The project they have undertaken is to re-build one of the first Islander aircrafts ever to be constructed on the Isle of Wight. The ultimate goal is to have the historic Britten-Norman aircraft G-AVCN ready for the “Islander 50” celebrations in June, 2015.
The event will mark the importance of the first flight of the prototype B-N Islander on June 13, 1965 as a highly successful example of Island enterprise. The aim is that the restored Islander will be displayed in its original Aurigny Air Services colours as worn on March 1, 1968, nearly three years after the prototype test, when it flew the airline’s inaugural flight.
Although the restored Islander will never actually be able to take to the air again, it will act as a lasting tribute to John Britten, Desmond Norman and all who contributed to the success of their venture, despite many setbacks along the way.
Britten-Norman Aircraft Preservation Society (BNAPS) was set up to restore the aircraft, which was the third Islander ever to be built, and the oldest in existence. It was initially found abandoned in Puerto Rico, and after lengthy negotiations a group of experts went to the Caribbean, took the aircraft apart, put it into a freight container and transported it back to the UK in early 2000, with the support of various organisations.
At the time the plan was that it would be restored to flying condition. Alas that never materialised and the shell of the aircraft was left to rot under a tarpaulin in Bembridge until the project was resurrected in 2009.

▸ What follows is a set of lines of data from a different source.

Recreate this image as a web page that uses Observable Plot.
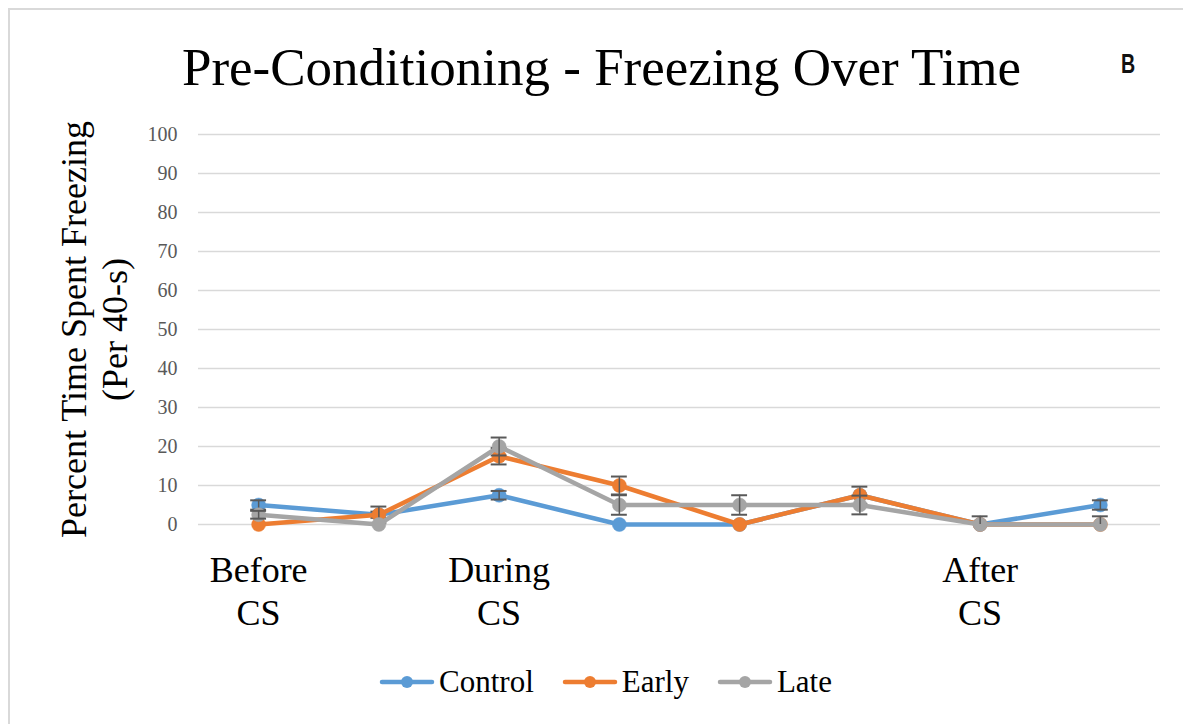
<!DOCTYPE html>
<html><head><meta charset="utf-8">
<script src="https://cdn.jsdelivr.net/npm/d3@7"></script>
<script src="https://cdn.jsdelivr.net/npm/@observablehq/plot@0.6"></script>
<style>
html,body{margin:0;padding:0;background:#fff;}
#chart{position:relative;width:1183px;height:724px;overflow:hidden;background:#fff;font-family:"Liberation Serif","Times New Roman",serif;}
#frame{position:absolute;left:8px;top:8px;width:1300px;height:900px;border-top:2px solid #d9d9d9;border-left:2px solid #d9d9d9;}
#title{position:absolute;left:0;top:41px;width:1183px;box-sizing:border-box;padding-left:20px;text-align:center;font-size:53px;line-height:53px;color:#000;white-space:nowrap;}
#panel{position:absolute;left:1121px;top:50px;font-family:"Liberation Sans",Arial,sans-serif;font-weight:bold;font-size:28px;line-height:28px;color:#111;transform:scaleX(0.7);transform-origin:left center;}
#plot{position:absolute;left:0;top:0;}
#plot svg text{font-family:"Liberation Serif","Times New Roman",serif;}
#legend{position:absolute;left:0;top:662px;width:1183px;height:40px;box-sizing:border-box;padding-left:28px;display:flex;justify-content:center;align-items:center;}
.item{display:flex;align-items:center;margin:0 14px;}
.item span{font-size:31px;line-height:40px;color:#000;margin-left:4px;}
</style>
</head><body>
<div id="chart">
  <div id="frame"></div>
  <div id="plot"></div>
  <div id="title">Pre-Conditioning - Freezing Over Time</div>
  <div id="panel">B</div>
  <div id="legend"></div>
</div>
<script>
// ---- data ----
const xIndex = [1, 2, 3, 4, 5, 6, 7, 8];
const xLabels = ["Before\nCS", "", "During\nCS", "", "", "", "After\nCS", ""];
const yTicks = [0, 10, 20, 30, 40, 50, 60, 70, 80, 90, 100];
const seriesNames = ["Control", "Early", "Late"];
const seriesColors = ["#5B9BD5", "#ED7D31", "#A5A5A5"];
const controlValues = [5, 2.5, 7.5, 0, 0, 7.5, 0, 5];
const earlyValues = [0, 2.5, 17.5, 10, 0, 7.5, 0, 0];
const lateValues = [2.5, 0, 20, 5, 5, 5, 0, 0];
const controlErr = [1.2, 0.8, 1.1, 0, 0, 0, 0, 1.2];
const earlyErr = [0, 2.1, 2.1, 2.3, 0, 2.2, 0, 0];
const lateErr = [1.0, 0, 2.3, 2.5, 2.5, 2.4, 2.1, 2.1];
const yLabel = "Percent Time Spent Freezing\n(Per 40-s)";

const serif = "'Liberation Serif','Times New Roman',serif";
const seriesValues = [controlValues, earlyValues, lateValues];
const seriesErrs = [controlErr, earlyErr, lateErr];
const capHalf = 0.066;
const errColor = "#595959";

const marks = [
  Plot.gridY(yTicks, {stroke: "#d9d9d9", strokeOpacity: 1, strokeWidth: 1.3}),
  Plot.axisY(yTicks, {tickSize: 0, tickPadding: 21, fontSize: 20, fontFamily: serif, color: "#595959", label: null}),
  Plot.axisX(xIndex, {tickSize: 0, tickPadding: 27, fontSize: 36, fontFamily: serif, lineHeight: 1.19,
    tickFormat: i => xLabels[i - 1], label: null, color: "#000"}),
  Plot.text([yLabel], {frameAnchor: "left", textAnchor: "middle", lineAnchor: "middle", rotate: -90, dx: -105,
    fontSize: 36, fontFamily: serif, lineHeight: 1.14, fill: "#000"})
];

seriesNames.forEach((name, s) => {
  const rows = xIndex.map((x, i) => ({series: name, x, y: seriesValues[s][i], e: seriesErrs[s][i]}));
  const errRows = rows.filter(d => d.e > 0);
  const color = seriesColors[s];
  marks.push(Plot.line(rows, {x: "x", y: "y", stroke: color, strokeWidth: 4.5, strokeLinejoin: "round", strokeLinecap: "round"}));
  marks.push(Plot.dot(rows, {x: "x", y: "y", r: 7, fill: color, stroke: color, strokeWidth: 0.5}));
  marks.push(Plot.ruleX(errRows, {x: "x", y1: d => Math.max(0, d.y - d.e), y2: d => d.y + d.e, stroke: errColor, strokeWidth: 1.5}));
  marks.push(Plot.ruleY(errRows, {y: d => d.y + d.e, x1: d => d.x - capHalf, x2: d => d.x + capHalf, stroke: errColor, strokeWidth: 2}));
  marks.push(Plot.ruleY(errRows.filter(d => d.y - d.e >= 0), {y: d => d.y - d.e, x1: d => d.x - capHalf, x2: d => d.x + capHalf, stroke: errColor, strokeWidth: 2}));
});

const chart = Plot.plot({
  width: 1183,
  height: 724,
  marginLeft: 198,
  marginRight: 23,
  marginTop: 134,
  marginBottom: 200,
  x: {type: "linear", domain: [0.5, 8.5]},
  y: {domain: [0, 100]},
  style: {fontFamily: serif, background: "transparent", overflow: "visible"},
  marks
});
document.getElementById("plot").appendChild(chart);

// legend
const legend = document.getElementById("legend");
seriesNames.forEach((name, s) => {
  const item = document.createElement("div");
  item.className = "item";
  item.innerHTML = `<svg width="56" height="16"><line x1="3" x2="53" y1="8" y2="8" stroke="${seriesColors[s]}" stroke-width="4.5" stroke-linecap="round"/><circle cx="28" cy="8" r="6" fill="${seriesColors[s]}"/></svg><span>${name}</span>`;
  legend.appendChild(item);
});
</script>
</body></html>
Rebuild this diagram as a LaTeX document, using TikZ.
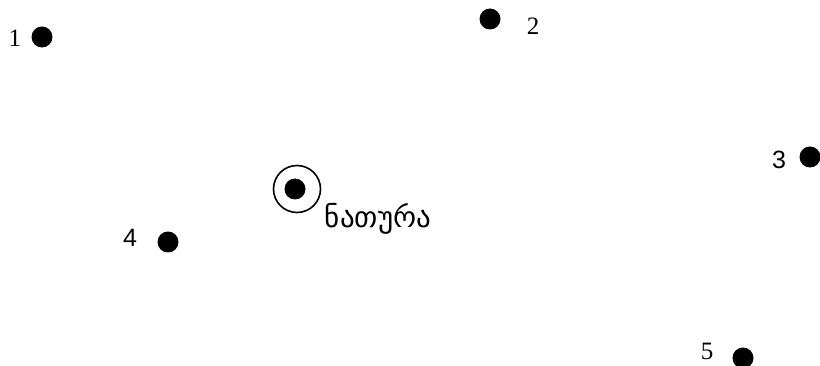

The following year the remains of the dilapidated shell were surveyed to see if they could be moved without further damage, and in July 2010 it was carefully taken to a workshop in the Bembridge area. The workshop also had to be renovated before work on the aircraft could begin in earnest towards the end of 2011. Since then positive steps have been taken in the restoration programme, even though it remains a race against time to have it fully completed by the summer of 2015.
As far as possible all the original components from the aircraft are being used, but if any are missing then the equivalents are being sourced. The floor of the plane will be in shortly, and the fuselage structure should be completed by the end of the year. The next task will be to fully restore the wing, which has a 50ft span, and will mean rearranging the Bembridge workshop just to accommodate it.
BNAPS has a 60-strong supporters’ club who pay a subscription to help fund the project, with a team of eight actively involved in the restoration. Work on the project is also ongoing elsewhere, including private workshops and garages on the Island and even on the mainland.
BNAPS are being aided by leading aircraft parts supplier, Worthing based Saywell International, and has also received valuable non-flight spares from Isles of Scilly Skybus and B-N Group together with support from the Portsmouth based company Proptech, for a pair of cosmetically refurbished propellers. The latest company to offer assistance is Norvic Aero Engines for construction of a pair of ‘non-functional’ engines from its works at St Neots, Cambridgeshire.
Bob Wealthy, chairman of the BNAPS said: “The idea is that all the parts will be ready so that by the end of 2014 we will be able to assemble the Islander, and we can roll it out on time in June, 2015.
“The key issue will then be to find somewhere suitable on the Island to have a home for it. We are looking at about a dozen possibilities at the moment, but ideally we would like to come to an arrangement to use the original hanger where it was built in Bembridge. If that proves too expensive then maybe we can lease some space at the airport to put up a building to display the aircraft for a period of time, subject to funding.
“Ideally we want a permanent home for it, and naturally we would like to keep it on the Island, so that people here can go and view it for themselves.”